Federal Judge Blocks Portion of Federal Rule That Bans Pre-Dispute Arbitration Agreements in Nursing Home Disputes

On Monday, November 7th, U.S. District Court Judge Michael P. Mills, who sits in the Oxford-based Northern District of Mississippi, temporarily blocked enforcement of the federal government’s looming ban on pre-dispute arbitration in nursing home agreements.

Judge Mills said in a 40-page decision that the Centers for Medicare and Medicaid Services (CMS) "does not have the authority to ban nursing home arbitration on general policy grounds,” even if the goal of protecting elderly Americans is a worthy one. Judge Mills also suggested that the solution likely lies with Congress, and not a federal agency.

“This court believes that Congress might reasonably consider this inefficiency, as well as the extreme stress many nursing home residents and their families are under during the admissions process, as sufficient reason to decide that arbitration and the nursing home admissions process do not belong together,” the order states.

In September, the CMS released the final rule for Long-Term Care Facilities, known as the Conditions of Participation.

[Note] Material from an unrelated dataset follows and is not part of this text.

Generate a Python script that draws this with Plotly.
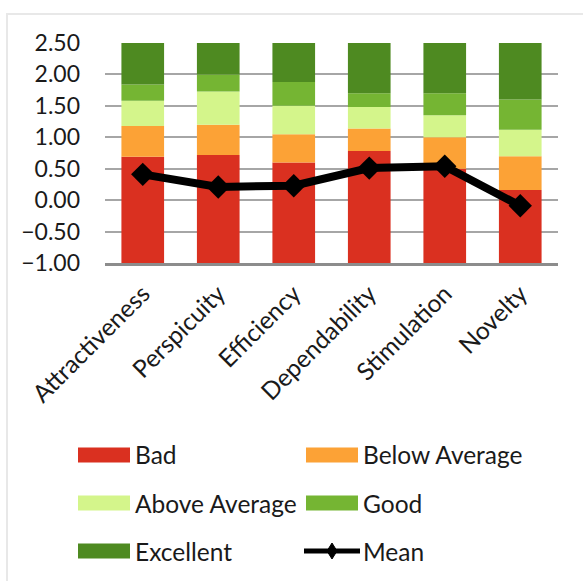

In the final version of the rule, MS sought to ban pre-dispute arbitration in nursing homes, citing allegations that nursing homes may be intentionally burying arbitration clauses in the fine print of admissions contracts. In finalizing the rule, CMS concluded that the Federal Arbitration Act (FAA) did not limit regulators’ ability to put limits on the use of arbitration agreements, which Judge Mills is disagreeing with in his decision. The ban on pre-dispute arbitration agreements would have went into effect on November 28, 2016.

LeadingAge California will continue to monitor developments in this case and update members as more information is released.